(EXERCISE TASK): Return the listing below unchanged, minus its pictures.
____ DATA EXTRACT
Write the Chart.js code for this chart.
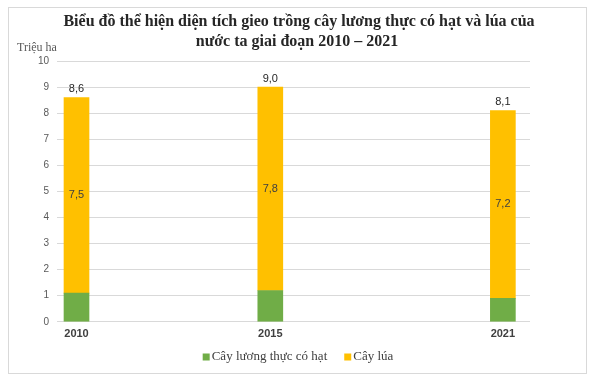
<!DOCTYPE html>
<html>
<head>
<meta charset="utf-8">
<script src="https://cdn.jsdelivr.net/npm/chart.js@4/dist/chart.umd.min.js"></script>
<style>
  html, body { margin: 0; padding: 0; background: #fff; }
  #wrap { position: relative; width: 593px; height: 378px; }
  #frame { position: absolute; left: 8px; top: 7px; width: 577px; height: 365px; border: 1px solid #d9d9d9; }
  canvas { position: absolute; left: 0; top: 0; }
</style>
</head>
<body>
<div id="wrap">
  <div id="frame"></div>
  <canvas id="chart" width="593" height="378"></canvas>
</div>
<script>
// Dữ liệu (triệu ha)
const years = [2010, 2015, 2021];
const totalCereal = [8.6, 9.0, 8.1];   // cây lương thực có hạt
const rice = [7.5, 7.8, 7.2];          // cây lúa
const otherCereal = [1.1, 1.2, 0.9];   // phần còn lại (màu xanh)
const yTicks = [0, 1, 2, 3, 4, 5, 6, 7, 8, 9, 10];
const titleLines = ['Biểu đồ thể hiện diện tích gieo trồng cây lương thực có hạt và lúa của', 'nước ta giai đoạn 2010 – 2021'];

const fmt = v => v.toFixed(1).replace('.', ',');
const serif = '"Liberation Serif", "Times New Roman", serif';
const sans = '"Liberation Sans", Arial, sans-serif';

// Vẽ tiêu đề, chú giải, nhãn số liệu và đơn vị trục
const labelPlugin = {
    id: 'labels',
    afterDatasetsDraw(chart) {
        const c = chart.ctx;
        const x = chart.scales.x, y = chart.scales.y;
        c.save();
        c.font = '11px ' + sans;
        c.textAlign = 'center';
        years.forEach((yr, i) => {
            const px = x.getPixelForValue(yr);
            c.fillStyle = '#404040';
            c.textBaseline = 'middle';
            c.fillText(fmt(rice[i]), px, y.getPixelForValue(otherCereal[i] + rice[i] / 2));
            c.fillStyle = '#262626';
            c.textBaseline = 'bottom';
            c.fillText(fmt(totalCereal[i]), px, y.getPixelForValue(totalCereal[i]) - 3);
        });
        // tiêu đề
        c.font = 'bold 16px ' + serif;
        c.fillStyle = '#262626';
        c.textBaseline = 'middle';
        c.fillText(titleLines[0], 299, 22);
        c.fillText(titleLines[1], 297, 42);
        // đơn vị
        c.font = '12px ' + serif;
        c.fillStyle = '#595959';
        c.textAlign = 'left';
        c.textBaseline = 'alphabetic';
        c.fillText('Triệu ha', 17, 51);
        // chú giải
        c.font = '13px ' + serif;
        c.textBaseline = 'middle';
        const items = chart.data.datasets.map(d => ({ text: d.label, color: d.backgroundColor }));
        const box = 7, gap = 2, sep = 17;
        const widths = items.map(it => box + gap + c.measureText(it.text).width);
        const total = widths.reduce((a, b) => a + b, 0) + sep * (items.length - 1);
        let lx = 298 - total / 2;
        const ly = 357;
        items.forEach((it, i) => {
            c.fillStyle = it.color;
            c.fillRect(lx, ly - box / 2, box, box);
            c.fillStyle = '#404040';
            c.fillText(it.text, lx + box + gap, ly);
            lx += widths[i] + sep;
        });
        c.restore();
    }
};

new Chart(document.getElementById('chart'), {
    type: 'bar',
    data: {
        datasets: [{
            label: 'Cây lương thực có hạt',
            data: years.map((yr, i) => ({ x: yr, y: otherCereal[i] })),
            backgroundColor: '#70ad47',
            barThickness: 25
        }, {
            label: 'Cây lúa',
            data: years.map((yr, i) => ({ x: yr, y: rice[i] })),
            backgroundColor: '#ffc000',
            barThickness: 25
        }]
    },
    options: {
        responsive: false,
        animation: false,
        layout: { padding: { left: 30, right: 63, top: 61, bottom: 31 } },
        plugins: {
            legend: { display: false },
            tooltip: { enabled: false }
        },
        scales: {
            x: {
                type: 'linear',
                stacked: true,
                offset: false,
                min: 2009.5,
                max: 2021.7,
                afterBuildTicks: s => { s.ticks = years.map(v => ({ value: v })); },
                grid: { display: false, drawTicks: false },
                border: { display: false },
                ticks: {
                    callback: v => String(v),
                    color: '#404040',
                    font: { family: sans, size: 11, weight: 'bold' },
                    padding: 6,
                    maxRotation: 0,
                    autoSkip: false
                }
            },
            y: {
                stacked: true,
                min: 0,
                max: 10,
                afterBuildTicks: s => { s.ticks = yTicks.map(v => ({ value: v })); },
                grid: { color: '#d9d9d9', drawTicks: false },
                border: { display: false },
                ticks: {
                    color: '#595959',
                    font: { family: sans, size: 10 },
                    padding: 8
                }
            }
        }
    },
    plugins: [labelPlugin]
});
</script>
</body>
</html>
________
(SOLUTION TO THIS PROBLEM):
Write the Chart.js code for this chart.
<!DOCTYPE html>
<html>
<head>
<meta charset="utf-8">
<script src="https://cdn.jsdelivr.net/npm/chart.js@4/dist/chart.umd.min.js"></script>
<style>
  html, body { margin: 0; padding: 0; background: #fff; }
  #wrap { position: relative; width: 593px; height: 378px; }
  #frame { position: absolute; left: 8px; top: 7px; width: 577px; height: 365px; border: 1px solid #d9d9d9; }
  canvas { position: absolute; left: 0; top: 0; }
</style>
</head>
<body>
<div id="wrap">
  <div id="frame"></div>
  <canvas id="chart" width="593" height="378"></canvas>
</div>
<script>
// Dữ liệu (triệu ha)
const years = [2010, 2015, 2021];
const totalCereal = [8.6, 9.0, 8.1];   // cây lương thực có hạt
const rice = [7.5, 7.8, 7.2];          // cây lúa
const otherCereal = [1.1, 1.2, 0.9];   // phần còn lại (màu xanh)
const yTicks = [0, 1, 2, 3, 4, 5, 6, 7, 8, 9, 10];
const titleLines = ['Biểu đồ thể hiện diện tích gieo trồng cây lương thực có hạt và lúa của', 'nước ta giai đoạn 2010 – 2021'];

const fmt = v => v.toFixed(1).replace('.', ',');
const serif = '"Liberation Serif", "Times New Roman", serif';
const sans = '"Liberation Sans", Arial, sans-serif';

// Vẽ tiêu đề, chú giải, nhãn số liệu và đơn vị trục
const labelPlugin = {
    id: 'labels',
    afterDatasetsDraw(chart) {
        const c = chart.ctx;
        const x = chart.scales.x, y = chart.scales.y;
        c.save();
        c.font = '11px ' + sans;
        c.textAlign = 'center';
        years.forEach((yr, i) => {
            const px = x.getPixelForValue(yr);
            c.fillStyle = '#404040';
            c.textBaseline = 'middle';
            c.fillText(fmt(rice[i]), px, y.getPixelForValue(otherCereal[i] + rice[i] / 2));
            c.fillStyle = '#262626';
            c.textBaseline = 'bottom';
            c.fillText(fmt(totalCereal[i]), px, y.getPixelForValue(totalCereal[i]) - 3);
        });
        // tiêu đề
        c.font = 'bold 16px ' + serif;
        c.fillStyle = '#262626';
        c.textBaseline = 'middle';
        c.fillText(titleLines[0], 299, 22);
        c.fillText(titleLines[1], 297, 42);
        // đơn vị
        c.font = '12px ' + serif;
        c.fillStyle = '#595959';
        c.textAlign = 'left';
        c.textBaseline = 'alphabetic';
        c.fillText('Triệu ha', 17, 51);
        // chú giải
        c.font = '13px ' + serif;
        c.textBaseline = 'middle';
        const items = chart.data.datasets.map(d => ({ text: d.label, color: d.backgroundColor }));
        const box = 7, gap = 2, sep = 17;
        const widths = items.map(it => box + gap + c.measureText(it.text).width);
        const total = widths.reduce((a, b) => a + b, 0) + sep * (items.length - 1);
        let lx = 298 - total / 2;
        const ly = 357;
        items.forEach((it, i) => {
            c.fillStyle = it.color;
            c.fillRect(lx, ly - box / 2, box, box);
            c.fillStyle = '#404040';
            c.fillText(it.text, lx + box + gap, ly);
            lx += widths[i] + sep;
        });
        c.restore();
    }
};

new Chart(document.getElementById('chart'), {
    type: 'bar',
    data: {
        datasets: [{
            label: 'Cây lương thực có hạt',
            data: years.map((yr, i) => ({ x: yr, y: otherCereal[i] })),
            backgroundColor: '#70ad47',
            barThickness: 25
        }, {
            label: 'Cây lúa',
            data: years.map((yr, i) => ({ x: yr, y: rice[i] })),
            backgroundColor: '#ffc000',
            barThickness: 25
        }]
    },
    options: {
        responsive: false,
        animation: false,
        layout: { padding: { left: 30, right: 63, top: 61, bottom: 31 } },
        plugins: {
            legend: { display: false },
            tooltip: { enabled: false }
        },
        scales: {
            x: {
                type: 'linear',
                stacked: true,
                offset: false,
                min: 2009.5,
                max: 2021.7,
                afterBuildTicks: s => { s.ticks = years.map(v => ({ value: v })); },
                grid: { display: false, drawTicks: false },
                border: { display: false },
                ticks: {
                    callback: v => String(v),
                    color: '#404040',
                    font: { family: sans, size: 11, weight: 'bold' },
                    padding: 6,
                    maxRotation: 0,
                    autoSkip: false
                }
            },
            y: {
                stacked: true,
                min: 0,
                max: 10,
                afterBuildTicks: s => { s.ticks = yTicks.map(v => ({ value: v })); },
                grid: { color: '#d9d9d9', drawTicks: false },
                border: { display: false },
                ticks: {
                    color: '#595959',
                    font: { family: sans, size: 10 },
                    padding: 8
                }
            }
        }
    },
    plugins: [labelPlugin]
});
</script>
</body>
</html>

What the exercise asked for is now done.